Retype every line from the start of the entries below down to the line with "const colors = ['#2C4FA1', '#93C83F', '#EE2226'];", both ends included; skip the pictures.

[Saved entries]
__________
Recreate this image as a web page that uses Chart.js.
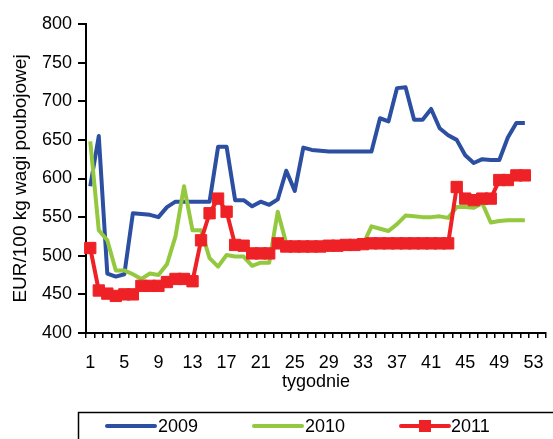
<!DOCTYPE html>
<html>
<head>
<meta charset="utf-8">
<script src="https://cdn.jsdelivr.net/npm/chart.js@4/dist/chart.umd.min.js"></script>
<style>
html,body{margin:0;padding:0;background:#fff;overflow:hidden;}
#wrap{width:556px;height:439px;}
</style>
</head>
<body>
<div id="wrap"><canvas id="c" width="556" height="439"></canvas></div>
<script>
const weeks = Array.from({length: 54}, (_, i) => String(i + 1));
const tickLabels = ['1','5','9','13','17','21','25','29','33','37','41','45','49','53'];
const seriesNames = ['2009', '2010', '2011'];
const values2009 = [590,655,477,473,476,555,554,553,550,563,
  570,570,570,570,570,641,641,572,572,564,
  570,566,573,610,584,640,637,636,635,635,
  635,635,635,635,678,674,717,718,676,676,
  690,665,656,650,630,620,625,624,624,653,
  672,672];
const values2010 = [648,533,520,481,481,476,470,477,475,489,
  525,590,533,533,497,486,501,499,499,487,
  491,491,557,516,511,511,511,511,511,511,
  511,511,514,538,535,532,541,552,551,550,
  550,551,549,563,563,562,568,543,545,546,
  546,546];
const values2011 = [510,455,451,448,450,450,461,461,461,466,
  470,470,467,520,555,574,557,514,513,503,
  503,503,516,512,512,512,512,512,513,513,
  514,514,515,516,516,516,516,516,516,516,
  516,516,516,589,574,572,574,574,598,598,
  604,604];
const yAxisTitle = 'EUR/100 kg wagi poubojowej';
const xAxisTitle = 'tygodnie';

const FONT = 'Liberation Sans, Arial, sans-serif';
const colors = ['#2C4FA1', '#93C83F', '#EE2226'];

const legendPlugin = {
  id: 'boxLegend',
  afterDraw(chart) {
    const ctx = chart.ctx;
    ctx.save();
    ctx.strokeStyle = '#000';
    ctx.lineWidth = 1.5;
    ctx.strokeRect(78.5, 412.5, 500, 60);
    const items = [{x1:107, x2:155, tx:158}, {x1:254, x2:302, tx:305}, {x1:401, x2:449, tx:451}];
    const y = 426;
    chart.data.datasets.forEach((ds, i) => {
      const it = items[i];
      ctx.strokeStyle = ds.borderColor;
      ctx.lineWidth = 4;
      ctx.lineCap = 'round';
      ctx.beginPath();
      ctx.moveTo(it.x1, y);
      ctx.lineTo(it.x2, y);
      ctx.stroke();
      if (ds.pointRadius > 0) {
        ctx.fillStyle = ds.borderColor;
        ctx.fillRect((it.x1 + it.x2) / 2 - 6, y - 6, 12, 12);
      }
      ctx.fillStyle = '#000';
      ctx.font = '18px ' + FONT;
      ctx.textBaseline = 'middle';
      ctx.textAlign = 'left';
      ctx.fillText(ds.label, it.tx, y + 1);
    });
    ctx.restore();
  }
};

new Chart(document.getElementById('c'), {
  type: 'line',
  data: {
    labels: weeks,
    datasets: [
      {label: seriesNames[0], data: values2009, borderColor: colors[0], backgroundColor: colors[0],
       borderWidth: 4, pointRadius: 0, tension: 0, order: 2, borderJoinStyle: 'round'},
      {label: seriesNames[1], data: values2010, borderColor: colors[1], backgroundColor: colors[1],
       borderWidth: 4, pointRadius: 0, tension: 0, order: 1, borderJoinStyle: 'round'},
      {label: seriesNames[2], data: values2011, borderColor: colors[2], backgroundColor: colors[2],
       borderWidth: 4, pointRadius: 8, pointStyle: 'rect', pointBorderWidth: 1,
       pointBackgroundColor: colors[2], pointBorderColor: colors[2], tension: 0, order: 0, borderJoinStyle: 'round'}
    ]
  },
  options: {
    responsive: false,
    animation: false,
    layout: {padding: {left: 0, right: 0, top: 24, bottom: 36}},
    plugins: {legend: {display: false}, tooltip: {enabled: false}},
    scales: {
      x: {
        type: 'category',
        offset: true,
        grid: {display: true, drawOnChartArea: false, drawTicks: true, tickLength: 5, color: '#000', lineWidth: 1.5, offset: true},
        border: {display: true, color: '#000', width: 2},
        ticks: {
          autoSkip: false, maxRotation: 0, color: '#000', padding: 14,
          font: {family: FONT, size: 18},
          callback: function(v) { const l = this.getLabelForValue(v); return tickLabels.includes(l) ? l : ''; }
        },
        title: {display: true, text: xAxisTitle, color: '#000', font: {family: FONT, size: 18}, padding: {top: 0, bottom: 10}},
        afterFit(scale) { scale.height = 70; }
      },
      y: {
        min: 400, max: 800,
        grid: {display: true, drawOnChartArea: false, drawTicks: true, tickLength: 8, color: '#000', lineWidth: 2},
        border: {display: true, color: '#000', width: 2},
        ticks: {stepSize: 50, color: '#000', padding: 6, font: {family: FONT, size: 18}},
        title: {display: true, text: yAxisTitle, color: '#000', font: {family: FONT, size: 19}, padding: {top: 9, bottom: 0}},
        afterFit(scale) { scale.width = 86; }
      }
    }
  },
  plugins: [legendPlugin]
});
</script>
</body>
</html>
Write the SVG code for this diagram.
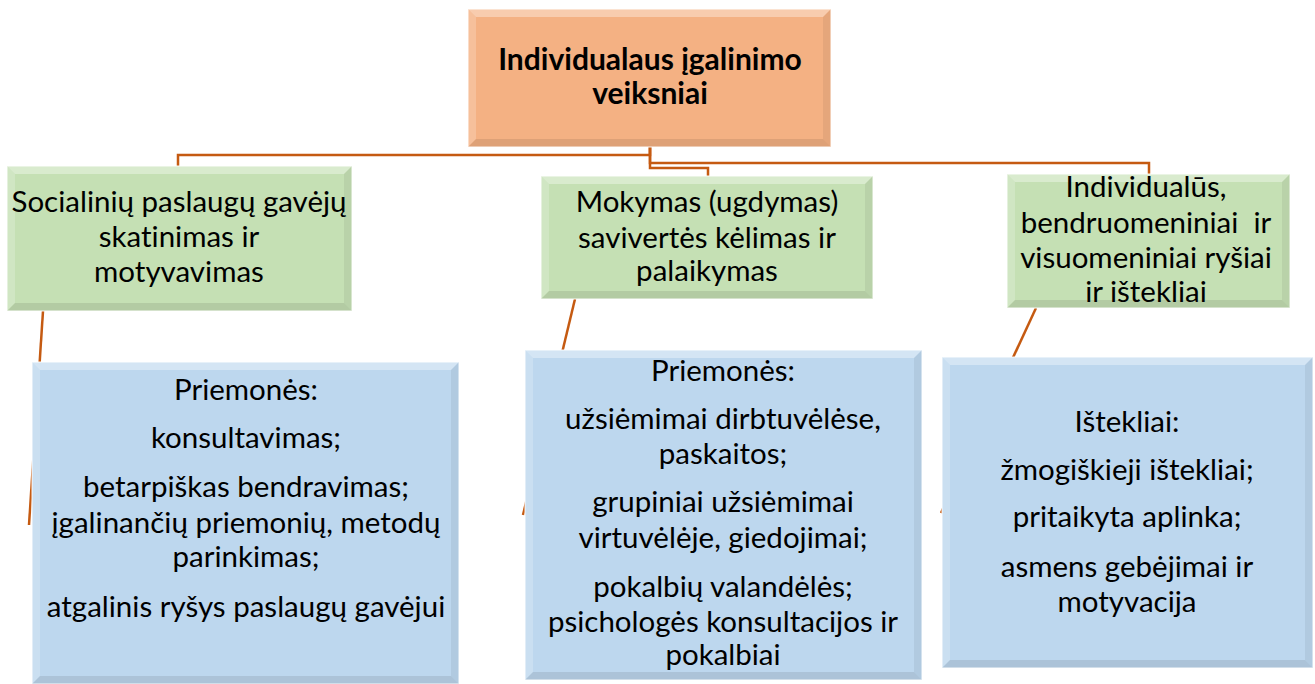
<svg xmlns="http://www.w3.org/2000/svg" width="1315" height="684" viewBox="0 0 1315 684">
<style>
.conn{fill:none;stroke:#C55A11;stroke-width:2.5}
.org{fill:#F4B183}
.grn{fill:#C5E0B4}
.blu{fill:#BDD7EE}
.hi{fill:#FFFFFF;fill-opacity:0.35}
.hs{fill:#FFFFFF;fill-opacity:0.2}
.sh{fill:#000000;fill-opacity:0.06}
.sb{fill:#000000;fill-opacity:0.09}
.edge{fill:none;stroke:#FFFFFF;stroke-opacity:0.6;stroke-width:1.5}
text{font-family:Lato,"Open Sans","Liberation Sans",sans-serif;font-size:29.5px;fill:#000;text-anchor:middle;font-variant-ligatures:none;font-feature-settings:"liga" 0}
.b{font-weight:bold;font-size:30px}
</style>
<rect width="1315" height="684" fill="#FFFFFF"/>
<g id="connectors">
<path class="conn" d="M650 147 V155 H178 V166"/>
<path class="conn" d="M650 147 V163 H1149 V174"/>
<path class="conn" d="M650 147 V168 H708 V176"/>
<line class="conn" x1="43" y1="311" x2="29" y2="525"/>
<line class="conn" x1="575" y1="299" x2="523" y2="515"/>
<line class="conn" x1="1036" y1="308" x2="941" y2="513"/>
</g>
<g id="root">
<rect class="org" x="468" y="9" width="363" height="138"/>
<polygon class="hi" points="468,9 831,9 823,17 476,17"/>
<polygon class="hs" points="468,9 476,17 476,139 468,147"/>
<polygon class="sh" points="831,9 831,147 823,139 823,17"/>
<polygon class="sb" points="468,147 831,147 823,139 476,139"/>
<rect class="edge" x="468" y="9" width="363" height="138"/>
<text class="b" x="650" y="70">Individualaus įgalinimo</text>
<text class="b" x="650" y="104">veiksniai</text>
</g>
<g id="g1">
<rect class="grn" x="7" y="166" width="345" height="145"/>
<polygon class="hi" points="7,166 352,166 344,174 15,174"/>
<polygon class="hs" points="7,166 15,174 15,303 7,311"/>
<polygon class="sh" points="352,166 352,311 344,303 344,174"/>
<polygon class="sb" points="7,311 352,311 344,303 15,303"/>
<rect class="edge" x="7" y="166" width="345" height="145"/>
<text x="179" y="212">Socialinių paslaugų gavėjų</text>
<text x="179" y="247">skatinimas ir</text>
<text x="179" y="282">motyvavimas</text>
</g>
<g id="g2">
<rect class="grn" x="541" y="176" width="332" height="123"/>
<polygon class="hi" points="541,176 873,176 865,184 549,184"/>
<polygon class="hs" points="541,176 549,184 549,291 541,299"/>
<polygon class="sh" points="873,176 873,299 865,291 865,184"/>
<polygon class="sb" points="541,299 873,299 865,291 549,291"/>
<rect class="edge" x="541" y="176" width="332" height="123"/>
<text x="707" y="212">Mokymas (ugdymas)</text>
<text x="707" y="248">savivertės kėlimas ir</text>
<text x="707" y="281">palaikymas</text>
</g>
<g id="g3">
<rect class="grn" x="1007" y="174" width="283" height="134"/>
<polygon class="hi" points="1007,174 1290,174 1282,182 1015,182"/>
<polygon class="hs" points="1007,174 1015,182 1015,300 1007,308"/>
<polygon class="sh" points="1290,174 1290,308 1282,300 1282,182"/>
<polygon class="sb" points="1007,308 1290,308 1282,300 1015,300"/>
<rect class="edge" x="1007" y="174" width="283" height="134"/>
<text x="1146" y="197">Individualūs,</text>
<text x="1146" y="233" xml:space="preserve">bendruomeniniai  ir</text>
<text x="1146" y="268">visuomeniniai ryšiai</text>
<text x="1146" y="302">ir ištekliai</text>
</g>
<g id="b1">
<rect class="blu" x="32" y="362" width="427" height="322"/>
<polygon class="hi" points="32,362 459,362 451,370 40,370"/>
<polygon class="hs" points="32,362 40,370 40,676 32,684"/>
<polygon class="sh" points="459,362 459,684 451,676 451,370"/>
<polygon class="sb" points="32,684 459,684 451,676 40,676"/>
<rect class="edge" x="32" y="362" width="427" height="322"/>
<text x="246" y="400">Priemonės:</text>
<text x="246" y="448">konsultavimas;</text>
<text x="246" y="497">betarpiškas bendravimas;</text>
<text x="246" y="533">įgalinančių priemonių, metodų</text>
<text x="246" y="567">parinkimas;</text>
<text x="246" y="617">atgalinis ryšys paslaugų gavėjui</text>
</g>
<g id="b2">
<rect class="blu" x="525" y="350" width="397" height="330"/>
<polygon class="hi" points="525,350 922,350 914,358 533,358"/>
<polygon class="hs" points="525,350 533,358 533,672 525,680"/>
<polygon class="sh" points="922,350 922,680 914,672 914,358"/>
<polygon class="sb" points="525,680 922,680 914,672 533,672"/>
<rect class="edge" x="525" y="350" width="397" height="330"/>
<text x="723" y="381">Priemonės:</text>
<text x="723" y="429">užsiėmimai dirbtuvėlėse,</text>
<text x="723" y="464">paskaitos;</text>
<text x="723" y="512">grupiniai užsiėmimai</text>
<text x="723" y="548">virtuvėlėje, giedojimai;</text>
<text x="723" y="597">pokalbių valandėlės;</text>
<text x="723" y="632">psichologės konsultacijos ir</text>
<text x="723" y="665">pokalbiai</text>
</g>
<g id="b3">
<rect class="blu" x="942" y="357" width="371" height="311"/>
<polygon class="hi" points="942,357 1313,357 1305,365 950,365"/>
<polygon class="hs" points="942,357 950,365 950,660 942,668"/>
<polygon class="sh" points="1313,357 1313,668 1305,660 1305,365"/>
<polygon class="sb" points="942,668 1313,668 1305,660 950,660"/>
<rect class="edge" x="942" y="357" width="371" height="311"/>
<text x="1127" y="432">Ištekliai:</text>
<text x="1127" y="480">žmogiškieji ištekliai;</text>
<text x="1127" y="527">pritaikyta aplinka;</text>
<text x="1127" y="577">asmens gebėjimai ir</text>
<text x="1127" y="612">motyvacija</text>
</g>
</svg>
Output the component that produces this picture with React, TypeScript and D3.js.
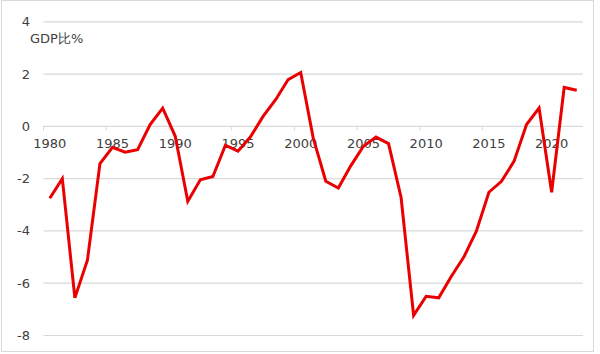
import React from "react";
import * as d3 from "d3";

const years: number[] = d3.range(1980, 2023);
const values: number[] = [
  -2.75, -2.0, -6.56, -5.12, -1.42, -0.8, -0.99, -0.89, 0.07, 0.7,
  -0.38, -2.87, -2.04, -1.92, -0.72, -0.95, -0.4, 0.38, 1.02, 1.79,
  2.06, -0.45, -2.1, -2.36, -1.5, -0.76, -0.41, -0.66, -2.72, -7.23,
  -6.5, -6.56, -5.74, -5.0, -4.01, -2.52, -2.1, -1.34, 0.07, 0.7,
  -2.52, 1.49, 1.38,
];
const yTicks: number[] = [4, 2, 0, -2, -4, -6, -8];
const xLabelYears: number[] = [1980, 1985, 1990, 1995, 2000, 2005, 2010, 2015, 2020];
const unitLabel = "GDP比%";

export default function App() {
  const W = 600, H = 354;
  const left = 43.5, right = 583;
  const x = d3.scaleBand<number>().domain(years).range([left, right]).padding(0);
  const y = d3.scaleLinear().domain([-8, 4]).range([335.5, 21.8]);
  const cx = (yr: number) => (x(yr) as number) + x.bandwidth() / 2;
  const line = d3.line<number>().x((_, i) => cx(years[i])).y((v) => y(v));
  const font = "'DejaVu Sans', Verdana, sans-serif";
  const tickBoundaries = xLabelYears.map((yr) => x(yr) as number);
  tickBoundaries.unshift(left);
  return (
    <svg width={W} height={H} style={{ position: "absolute", left: 0, top: 0, background: "#fff" }}>
      <rect x={1.5} y={0.5} width={592} height={351} fill="#fff" stroke="#d9d9d9" strokeWidth={1} />
      {yTicks.map((t) => (
        <g key={t}>
          <line x1={left} x2={right} y1={y(t)} y2={y(t)} stroke="#d9d9d9" strokeWidth={1.2} />
          <text x={30} y={y(t)} dy="0.35em" textAnchor="end" fontFamily={font} fontSize={13} fill="#404040">
            {t}
          </text>
        </g>
      ))}
      {tickBoundaries.map((bx, i) => (
        <line key={i} x1={bx} x2={bx} y1={y(0)} y2={y(0) + 4} stroke="#d9d9d9" strokeWidth={1} />
      ))}
      {xLabelYears.map((yr) => (
        <text key={yr} x={cx(yr)} y={143} dy="0.35em" textAnchor="middle" fontFamily={font} fontSize={13} fill="#404040">
          {yr}
        </text>
      ))}
      <text x={30} y={38} dy="0.35em" fontFamily={font} fontSize={13} fill="#404040">
        {unitLabel}
      </text>
      <path d={line(values) || ""} fill="none" stroke="#ea0000" strokeWidth={3} strokeLinejoin="miter" />
    </svg>
  );
}
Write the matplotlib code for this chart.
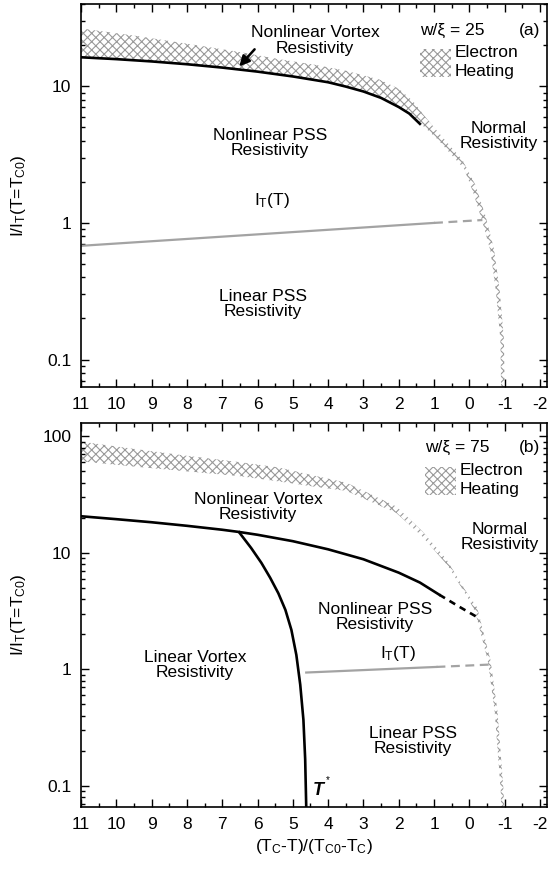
__________
## Exercise response
Recreate this image as a web page that uses Chart.js.
<!DOCTYPE html>
<html>
<head>
<meta charset="utf-8">
<script src="https://cdn.jsdelivr.net/npm/chart.js@4/dist/chart.umd.min.js"></script>
<style>
html,body{margin:0;padding:0;background:#fff;overflow:hidden;}
#wrap{width:556px;height:439px;}
</style>
</head>
<body>
<div id="wrap"><canvas id="c" width="556" height="439"></canvas></div>
<script>
const weeks = Array.from({length: 54}, (_, i) => String(i + 1));
const tickLabels = ['1','5','9','13','17','21','25','29','33','37','41','45','49','53'];
const seriesNames = ['2009', '2010', '2011'];
const values2009 = [590,655,477,473,476,555,554,553,550,563,
  570,570,570,570,570,641,641,572,572,564,
  570,566,573,610,584,640,637,636,635,635,
  635,635,635,635,678,674,717,718,676,676,
  690,665,656,650,630,620,625,624,624,653,
  672,672];
const values2010 = [648,533,520,481,481,476,470,477,475,489,
  525,590,533,533,497,486,501,499,499,487,
  491,491,557,516,511,511,511,511,511,511,
  511,511,514,538,535,532,541,552,551,550,
  550,551,549,563,563,562,568,543,545,546,
  546,546];
const values2011 = [510,455,451,448,450,450,461,461,461,466,
  470,470,467,520,555,574,557,514,513,503,
  503,503,516,512,512,512,512,512,513,513,
  514,514,515,516,516,516,516,516,516,516,
  516,516,516,589,574,572,574,574,598,598,
  604,604];
const yAxisTitle = 'EUR/100 kg wagi poubojowej';
const xAxisTitle = 'tygodnie';

const FONT = 'Liberation Sans, Arial, sans-serif';
const colors = ['#2C4FA1', '#93C83F', '#EE2226'];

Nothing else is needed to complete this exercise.